A conclusão do salmo expressa um desejo sincero de agradar a Deus: “Que as palavras da minha boca e a meditação do meu coração sejam agradáveis a ti, Senhor, minha Rocha e meu Resgatador!” (Sl 19:14). Esse versículo ecoa a importância da santidade interna e da devoção sincera, que são enfatizadas em toda a Escritura.
Cumprimento das profecias no Salmo 19
Embora o Salmo 19 não contenha uma profecia messiânica direta, ele aponta para Cristo como a revelação suprema de Deus. No Novo Testamento, Jesus é chamado de “a luz do mundo” (Jo 8:12), cumprindo a ideia de que a lei do Senhor ilumina os olhos.
Além disso, o pedido de Davi por um resgatador (Sl 19:14) encontra cumprimento em Cristo, que é o Redentor final (Ef 1:7).
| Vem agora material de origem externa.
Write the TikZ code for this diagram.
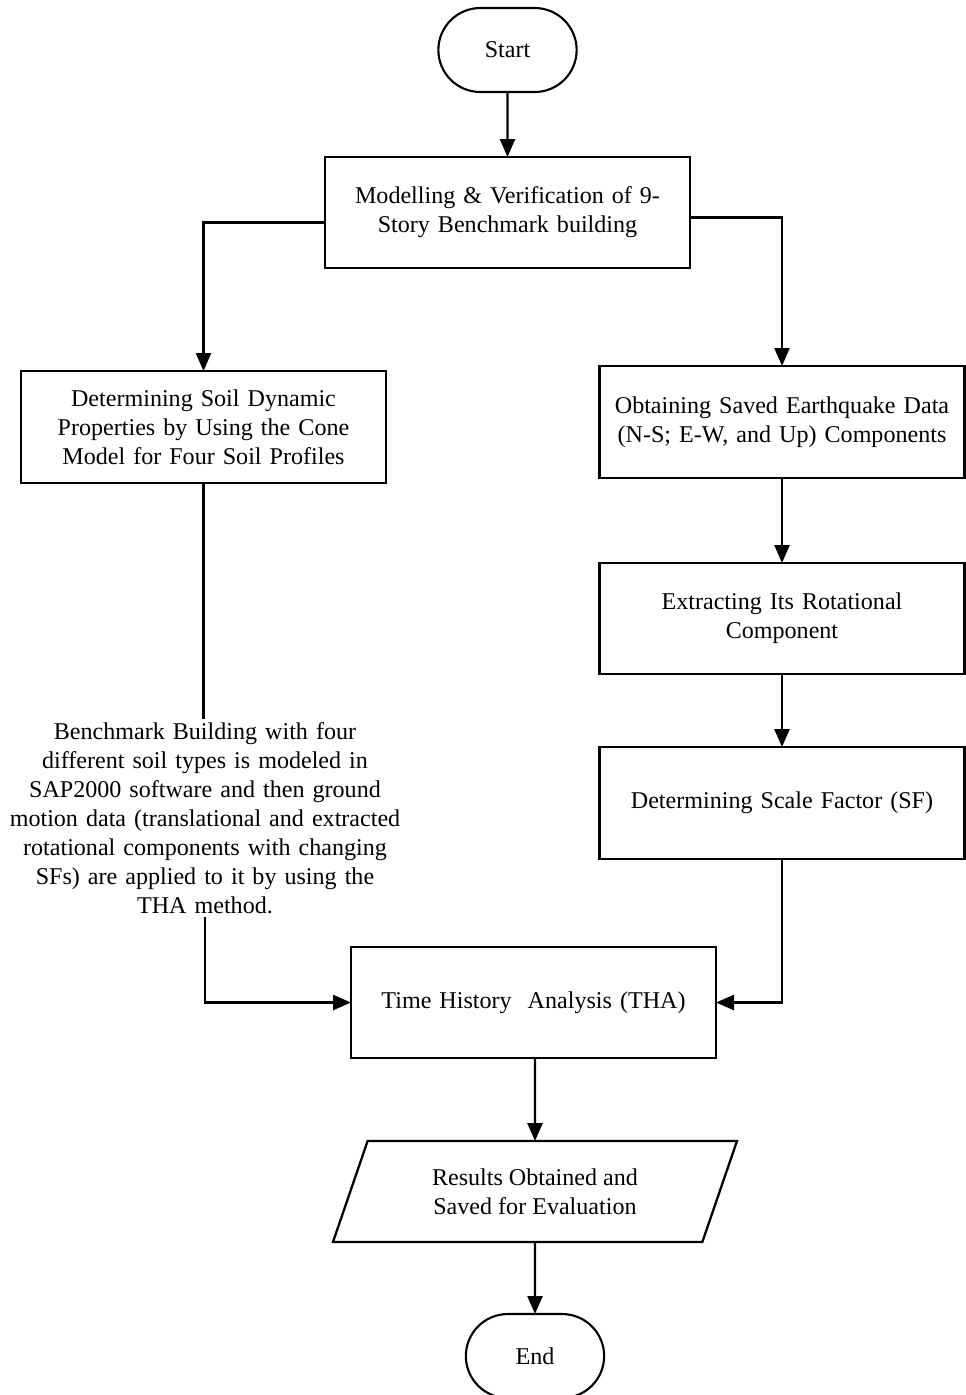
\documentclass[tikz,border=0pt]{standalone}
\usepackage{fontspec}
\setmainfont{Liberation Serif}
\usetikzlibrary{positioning, arrows.meta, shapes.misc, shapes.geometric}

\begin{document}
\begin{tikzpicture}[
        node distance=1.3cm and 1cm,
        every node/.style={font=\fontsize{13.7}{16.5}\selectfont, outer sep=0pt},
        terminal/.style={rounded rectangle, draw, line width=1.2pt, minimum width=3cm, minimum height=1.68cm},
        process/.style={rectangle, draw, line width=1.3pt, text width=6.9cm, align=center, minimum width=7.3cm, minimum height=2.22cm},
        io/.style={trapezium, trapezium left angle=59, trapezium right angle=121, trapezium stretches body, draw, line width=1.3pt, align=center, minimum width=8.08cm, minimum height=2.02cm},
        note/.style={text width=8cm, align=center, inner sep=2pt},
        arrow/.style={draw, line width=1.4pt, -{Triangle[length=0.36cm, width=0.3cm]}},
        link/.style={draw, line width=1.4pt}
    ]
    \useasboundingbox (0,0) rectangle (19.3,-27.9);

    % Nodes
    \node (start) [terminal] at (10.15,-1.0) {Start};
    \node (model) [process, below=1.3cm of start] {Modelling \& Verification of 9-\\ Story Benchmark building};
    \node (soil) [process, below=2.06cm of model, xshift=-6.08cm, minimum height=2.24cm] {Determining Soil Dynamic\\ Properties by Using the Cone\\ Model for Four Soil Profiles};
    \node (obtain) [process, below=1.96cm of model, xshift=5.49cm, minimum height=2.24cm] {Obtaining Saved Earthquake Data\\ (N-S; E-W, and Up) Components};
    \node (extract) [process, below=1.7cm of obtain] {Extracting Its Rotational\\ Component};
    \node (scale) [process, below=1.46cm of extract, minimum height=2.24cm] {Determining Scale Factor (SF)};
    \node (bench) [note] at (4.1,-16.36) {Benchmark Building with four\\ different soil types is modeled in\\ SAP2000 software and then ground\\ motion data (translational and extracted\\ rotational components with changing\\ SFs) are applied to it by using the\\ THA method.};
    \node (tha) [process, below=1.76cm of scale, xshift=-4.97cm] {Time History~ Analysis (THA)};
    \node (results) [io, below=1.66cm of tha, xshift=0.03cm] {Results Obtained and\\ Saved for Evaluation};
    \node (end) [terminal, below=1.44cm of results] {End};

    % Arrows
    \draw [arrow] (start) -- (model);
    \draw [arrow] ([yshift=-0.2cm]model.west) -| (soil.north);
    \draw [arrow] ([yshift=-0.1cm]model.east) -| (obtain.north);
    \draw [arrow] (obtain) -- (extract);
    \draw [arrow] (extract) -- (scale);
    \draw [link] (soil.south) -- (soil.south |- bench.north);
    \draw [arrow] (bench.south) |- (tha.west);
    \draw [arrow] (scale.south) |- (tha.east);
    \draw [arrow] (tha.south -| results.north) -- (results);
    \draw [arrow] (results) -- (end);

\end{tikzpicture}
\end{document}
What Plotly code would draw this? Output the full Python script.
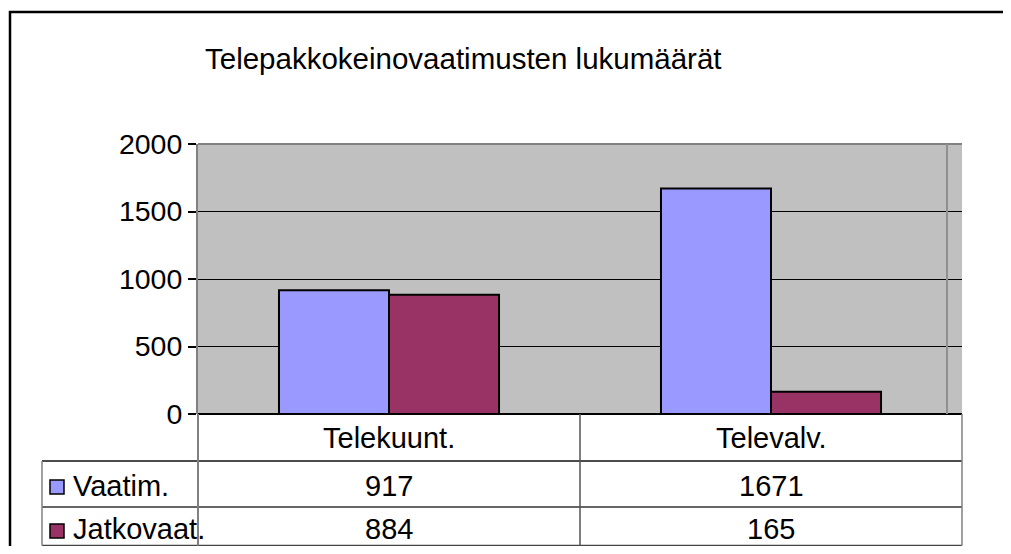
import plotly.graph_objects as go

# ---- data ----
title_text = "Telepakkokeinovaatimusten lukumäärät"
categories = ["Telekuunt.", "Televalv."]
series_names = ["Vaatim.", "Jatkovaat."]
vaatim = [917, 1671]
jatkovaat = [884, 165]
series_values = [vaatim, jatkovaat]
series_colors = ["#9999FF", "#993366"]
y_ticks = [0, 500, 1000, 1500, 2000]

FONT = "Liberation Sans, Arial, sans-serif"
OFF = 8  # page body margin compensation
W, H = 1011 - 2 * OFF, 554 - 2 * OFF
# plot area in page pixels
L, R, T, B = 198, 962, 144, 414


def px(x):
    return (x - L) / (R - L)


def py(y):
    return (B - y) / (B - T)


fig = go.Figure()
for name, vals, col in zip(series_names, series_values, series_colors):
    fig.add_trace(go.Bar(
        x=categories, y=vals, name=name,
        marker=dict(color=col, line=dict(color="black", width=2)),
        showlegend=False,
    ))

shapes = []


def line(x0, y0, x1, y1, color="black", width=1.5):
    shapes.append(dict(type="line", xref="paper", yref="paper",
                       x0=px(x0), y0=py(y0), x1=px(x1), y1=py(y1),
                       line=dict(color=color, width=width), layer="above"))


# plot area decorations
line(L, T, R, T, "#808080", 2)
line(947, T, 947, B, "#909090", 2)
# outer chart border
shapes.append(dict(type="rect", xref="paper", yref="paper",
                   x0=px(10), y0=py(12), x1=px(1060), y1=py(600),
                   line=dict(color="black", width=2.5), layer="above"))

# data table
tab_left = 42
tab_bottom = 545.5
line(tab_left, 461, R, 461, "#111", 1.5)
line(tab_left, 507, R, 507, "#333", 1.5)
line(tab_left, tab_bottom, R, tab_bottom, "#444", 1.5)
line(tab_left, 461, tab_left, tab_bottom, "#808080", 1.5)
line(L, B, L, tab_bottom, "#808080", 2)
line(580, B, 580, tab_bottom, "#555", 1.5)
line(R, B, R, tab_bottom, "#808080", 1.5)

annotations = []
annotations.append(dict(text=title_text, xref="paper", yref="paper",
                        x=px(463), y=py(58), xanchor="center", yanchor="middle",
                        showarrow=False, font=dict(family=FONT, size=29.5, color="black")))

cat_centers = [389, 771]
for c, cx in zip(categories, cat_centers):
    annotations.append(dict(text=c, xref="paper", yref="paper", x=px(cx), y=py(438),
                            xanchor="center", yanchor="middle", showarrow=False,
                            font=dict(family=FONT, size=29, color="black")))

row_centers = [486, 529]
key_tops = [480, 524]
for name, vals, col, rc, kt in zip(series_names, series_values, series_colors, row_centers, key_tops):
    shapes.append(dict(type="rect", xref="paper", yref="paper",
                       x0=px(50), y0=py(kt), x1=px(64), y1=py(kt + 14),
                       fillcolor=col, line=dict(color="black", width=1.5), layer="above"))
    annotations.append(dict(text=name, xref="paper", yref="paper", x=px(71), y=py(rc),
                            xanchor="left", yanchor="middle", showarrow=False,
                            font=dict(family=FONT, size=29, color="black")))
    for v, cx in zip(vals, cat_centers):
        annotations.append(dict(text=str(v), xref="paper", yref="paper", x=px(cx), y=py(rc),
                                xanchor="center", yanchor="middle", showarrow=False,
                                font=dict(family=FONT, size=29, color="black")))

fig.update_layout(
    width=W, height=H, autosize=False,
    margin=dict(l=L - OFF, r=W - (R - OFF), t=T - OFF, b=H - (B - OFF), pad=0),
    paper_bgcolor="white", plot_bgcolor="#C0C0C0",
    barmode="group", bargap=0.424, bargroupgap=0,
    shapes=shapes, annotations=annotations,
    xaxis=dict(type="category", range=[-0.5, 1.5], showticklabels=False,
               showgrid=False, zeroline=False, showline=False, ticks=""),
    yaxis=dict(range=[0, 2000], tickvals=y_ticks, ticks="outside", ticklen=8,
               tickcolor="black", tickwidth=1.5, showgrid=True, gridcolor="black",
               gridwidth=1, zeroline=True, zerolinecolor="black", zerolinewidth=1.5,
               showline=True, linecolor="#808080", linewidth=2,
               tickfont=dict(family=FONT, size=28.5, color="black")),
)

fig.write_html("out.html")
Assim, o salmo antecipa a revelação plena da graça e da verdade em Jesus Cristo (Jo 1:17).
Lições espirituais e aplicações práticas do Salmo 19
- A criação testemunha a glória de Deus – Devemos aprender a ver a revelação divina na natureza e reconhecer Sua soberania sobre todas as coisas.
- A Palavra de Deus transforma vidas – A lei do Senhor não apenas instrui, mas renova a alma e traz verdadeira alegria.
- Precisamos de perdão e purificação – Como Davi, devemos reconhecer nossos pecados ocultos e buscar continuamente a santidade.
- Nosso desejo deve ser agradar a Deus – As palavras e pensamentos do nosso coração devem refletir um compromisso sincero com Deus.
Conclusão
O Salmo 19 nos conduz da grandiosidade da criação à perfeição da lei e, por fim, à necessidade de uma vida pura diante de Deus. Ele nos ensina que a revelação de Deus exige uma resposta: louvor, obediência e um compromisso com a santidade. Assim como Davi, devemos buscar a Deus tanto na maravilha da criação quanto na profundidade da Sua Palavra, permitindo que Ele transforme nossas vidas para Sua glória.